Sim, ela estava lá, sentada feito uma rainha, numa poltrona que não ofereceram pra mim. Tinha os cabelos lisos loiros, os olhos claros, vestia alguma coisa que com certeza estava ainda na vitrine de alguma loja. Um milhão de acessórios, colares, brincos cintilantes que cegavam meus olhos. Fiquei hipnotizada. Ela fazia as unhas das mãos e dos pés e várias pessoas a bajulavam. Certamente, aquela pessoa morou na Zona Sul a vida inteira, e de frente pra praia. Eu, daqui a 20 anos na Zona Sul, sempre serei mulamba. Porque quem nasceu pra repolho nunca chega a couve flor.
Ela reclamava de umas unhas do pé que estavam incomodando. HA HA. Pensei, triunfante, que, como eu nunca fiz as unhas do pé, elas nunca me incomodaram.
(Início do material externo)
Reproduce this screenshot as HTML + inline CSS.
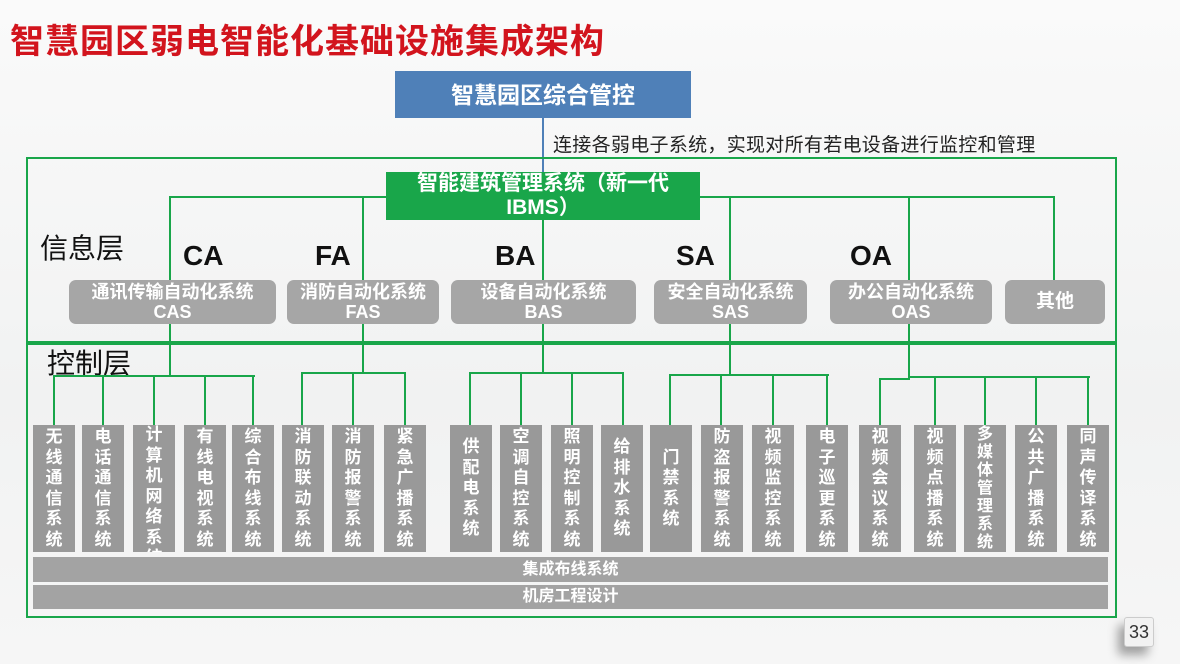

E meus pés são lindos. Ponto pra mim nesse quesito. Mas de resto... estava lá, a pachá, sendo servida.
De repente, entra o marido, com um carrinho de bebê. Tá de sacanagem. Além de ser bem tratada, a mulher ainda pariu um criatura rósea linda, de olhos claros como os dela. O marido era um tipão, alto, grisalho, mas jovem. Deve jogar tênis.
Quando eu estava prestes a cometer o pecado da inveja, eis que a verdade se revela. Alguém pergunta se os olhos da bebê são verdes e o marido dispara: "Não! É lente!" E ele mesmo ri. Super autossuficente, saca? Ele faz a piada, ele mesmo ri. Aí alguém diz: "Mas como ela está grande!" E ele cospe: "É que a minha mulher põe fermento no leite do peito. Fermento! Pó Royal, sabem, sabem? ha ha ha". Jesus. Foi me dando um negócio. Um nervosinho. Um TOC. O homem não parava. Depois dessa, ele ainda fez várias outras piadas amarelas do mesmo calibre. Cada uma atingia os meus ouvidos igual a papel higiênico embebido em ácido. Estava tudo corroído. E a mulher dele lá, rindo de tudo, sei lá se achando engraçado ou se conformando. Aí eu pensei que é por isso que eu não caso, porque eu já teria me atirado do apartamento de frente pra praia se tivesse que conviver com o tipão. E fui pra casa mulamba, de óculos, com as unhas azul marinho impecáveis. E feliz como o pessoal do No Limite quando ganha saco de arroz.